Use independent reviewers with different model behavior, different prompts, or different enforcement logic. The point is not to add more automation, but to break correlation between generation and review. If the reviewer shares the same assumptions as the authoring model, it will miss the same edge cases, style failures, and logic gaps.

Why This Matters for Security Teams

AI code reviewers fail for the same reason human reviewers do when they are too close to the authoring process: they inherit the same assumptions, the same prompt patterns, and often the same enforcement logic. That creates correlated failure, where the reviewer validates what the generator already believed to be true. Current guidance suggests treating review as an independent control, not a second pass of the same model. The risk is amplified when code and prompts can also expose secrets, because leaked patterns are easy for models to reproduce.

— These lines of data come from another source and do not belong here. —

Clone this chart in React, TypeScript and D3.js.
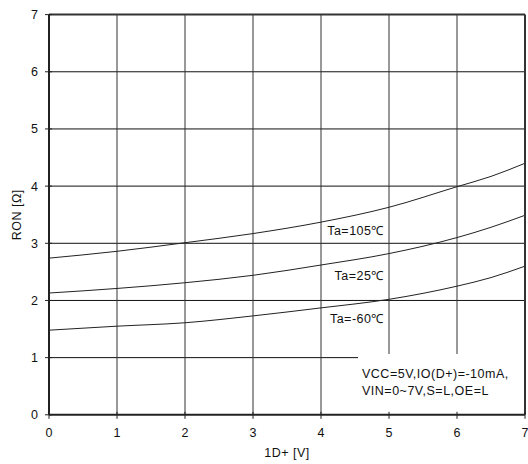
import React from "react";
import * as d3 from "d3";

const xValues = [0, 1, 2, 3, 4, 5, 6, 6.5, 7];
const ron105 = [2.74, 2.86, 3.01, 3.17, 3.37, 3.63, 3.99, 4.17, 4.40];
const ron25 = [2.13, 2.21, 2.31, 2.44, 2.62, 2.82, 3.10, 3.28, 3.49];
const ronM60 = [1.48, 1.55, 1.61, 1.73, 1.87, 2.02, 2.25, 2.40, 2.60];
const seriesLabels = ["Ta=105℃", "Ta=25℃", "Ta=-60℃"];
const xTicks = [0, 1, 2, 3, 4, 5, 6, 7];
const yTicks = [0, 1, 2, 3, 4, 5, 6, 7];
const noteLines = ["VCC=5V,IO(D+)=-10mA,", "VIN=0~7V,S=L,OE=L"];

const W = 528;
const H = 464;
const font = "'Liberation Sans', Arial, sans-serif";
const fs = 12.5;
const ls = 0.5;

export default function App() {
  const x = d3.scaleLinear().domain([0, 7]).range([49, 525]);
  const y = d3.scaleLinear().domain([0, 7]).range([414.8, 14.6]);
  const line = d3
    .line<number>()
    .x((_, i) => x(xValues[i]))
    .y((d) => y(d))
    .curve(d3.curveMonotoneX);

  const series = [ron105, ron25, ronM60];
  const labelY = [235, 280, 323];

  return (
    <svg
      width={W}
      height={H}
      style={{ position: "absolute", left: 0, top: 0, background: "#fff" }}
      fontFamily={font}
    >
      <rect x={0} y={0} width={W} height={H} fill="#fff" />
      {yTicks.slice(1, -1).map((t) => (
        <line key={"gy" + t} x1={x(0)} x2={x(7)} y1={y(t)} y2={y(t)} stroke="#111" strokeWidth={1} />
      ))}
      {xTicks.slice(1, -1).map((t) => (
        <line key={"gx" + t} x1={x(t)} x2={x(t)} y1={y(0)} y2={y(7)} stroke="#333" strokeWidth={1} />
      ))}
      {series.map((s, i) => (
        <path key={"s" + i} d={line(s) || ""} fill="none" stroke="#222" strokeWidth={1} />
      ))}
      {seriesLabels.map((l, i) => (
        <text key={"l" + i} x={384} y={labelY[i]} textAnchor="end" fontSize={fs} letterSpacing={ls} fill="#111">
          {l}
        </text>
      ))}
      <rect x={358} y={354} width={x(7) - 358} height={y(0) - 354} fill="#fff" />
      {noteLines.map((t, i) => (
        <text key={"n" + i} x={362} y={378 + i * 17} fontSize={fs} letterSpacing={ls} fill="#111">
          {t}
        </text>
      ))}
      <line x1={x(0)} x2={x(7)} y1={y(7)} y2={y(7)} stroke="#333" strokeWidth={2} />
      <line x1={x(7)} x2={x(7)} y1={y(0)} y2={y(7)} stroke="#333" strokeWidth={2} />
      <line x1={x(0)} x2={x(7)} y1={y(0)} y2={y(0)} stroke="#222" strokeWidth={2} />
      <line x1={x(0)} x2={x(0)} y1={y(0)} y2={y(7)} stroke="#222" strokeWidth={2} />
      {xTicks.map((t) => (
        <g key={"xt" + t}>
          <line x1={x(t)} x2={x(t)} y1={y(0) - 3} y2={y(0) + 4} stroke="#222" strokeWidth={1} />
          <text x={x(t)} y={437} textAnchor="middle" fontSize={fs} fill="#111">
            {t}
          </text>
        </g>
      ))}
      {yTicks.map((t) => (
        <g key={"yt" + t}>
          <line x1={x(0) - 4} x2={x(0) + 3} y1={y(t)} y2={y(t)} stroke="#222" strokeWidth={1} />
          <text x={38} y={y(t) + 4.5} textAnchor="end" fontSize={fs} fill="#111">
            {t}
          </text>
        </g>
      ))}
      <text x={x(3.5)} y={457} textAnchor="middle" fontSize={fs} letterSpacing={ls} fill="#111">
        1D+ [V]
      </text>
      <text
        transform={`translate(21,${y(3.5)}) rotate(-90)`}
        textAnchor="middle"
        fontSize={fs}
        letterSpacing={ls}
        fill="#111"
      >
        RON [Ω]
      </text>
    </svg>
  );
}
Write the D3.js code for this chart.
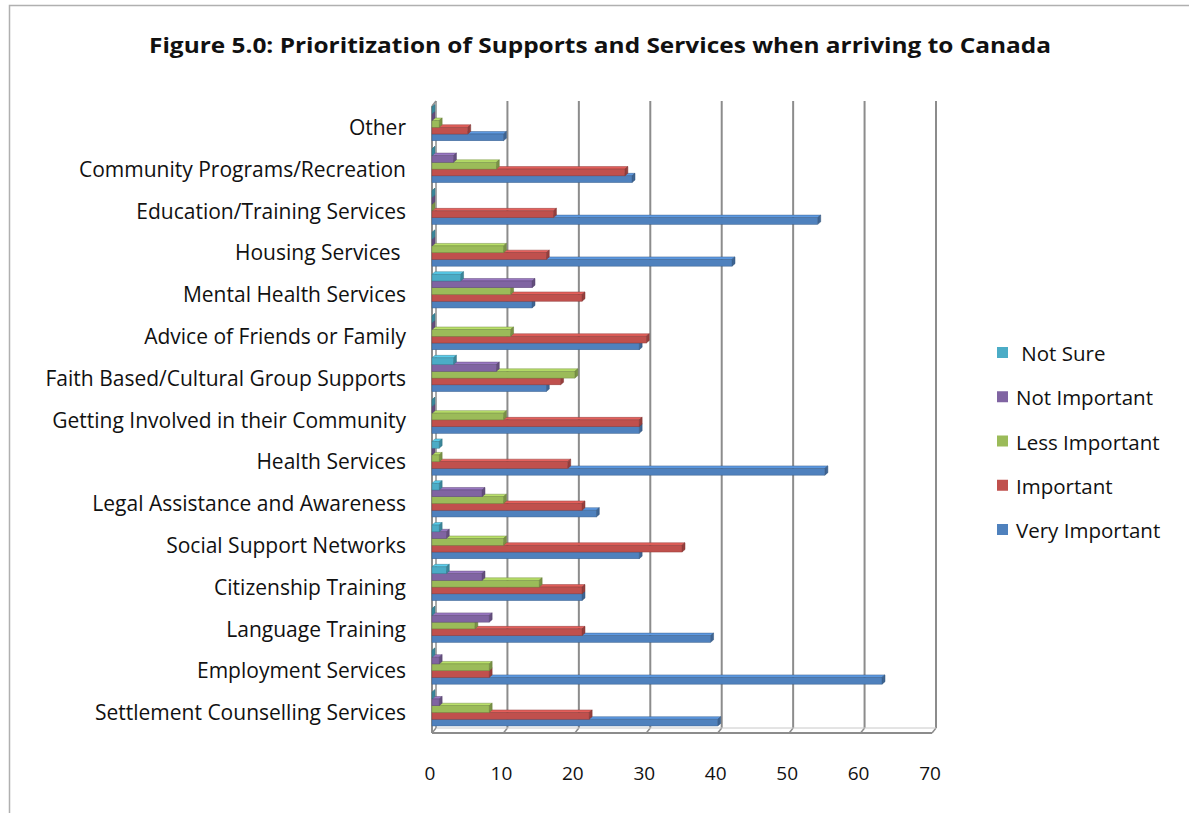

The DeepSeek breach is a reminder that model supply chains can carry hidden data and hidden assumptions into downstream workflows, while NIST Cybersecurity Framework 2.0 still anchors the basic expectation that control layers should reduce shared failure modes, not reinforce them. In practice, many security teams discover correlated review blind spots only after an escape reaches production rather than through intentional adversarial testing.

How It Works in Practice

The practical fix is to make the reviewer meaningfully different from the generator at the level of behavior, prompts, and enforcement. That can mean a separate model family, a smaller deterministic checker for policy violations, or a rules engine that validates output against secure coding standards before a human ever sees it. It also helps to split responsibilities: one system checks syntax and style, another checks security invariants, and a third reviews for business logic or policy drift. The reviewer should not be asked to confirm the generator’s answer in its own words, because that simply recreates the same reasoning path.

Teams usually get better results when review is grounded in external criteria such as secure coding rules, tested policies, and explicit risk checklists rather than free-form model judgment. That is consistent with the NIST Cybersecurity Framework 2.0 emphasis on governed processes and the broader NIST expectation that controls be measurable and repeatable. It also aligns with the threat patterns described in Schneider Electric credentials breach, where security impact depends on whether weak controls are caught before they become operational exposure.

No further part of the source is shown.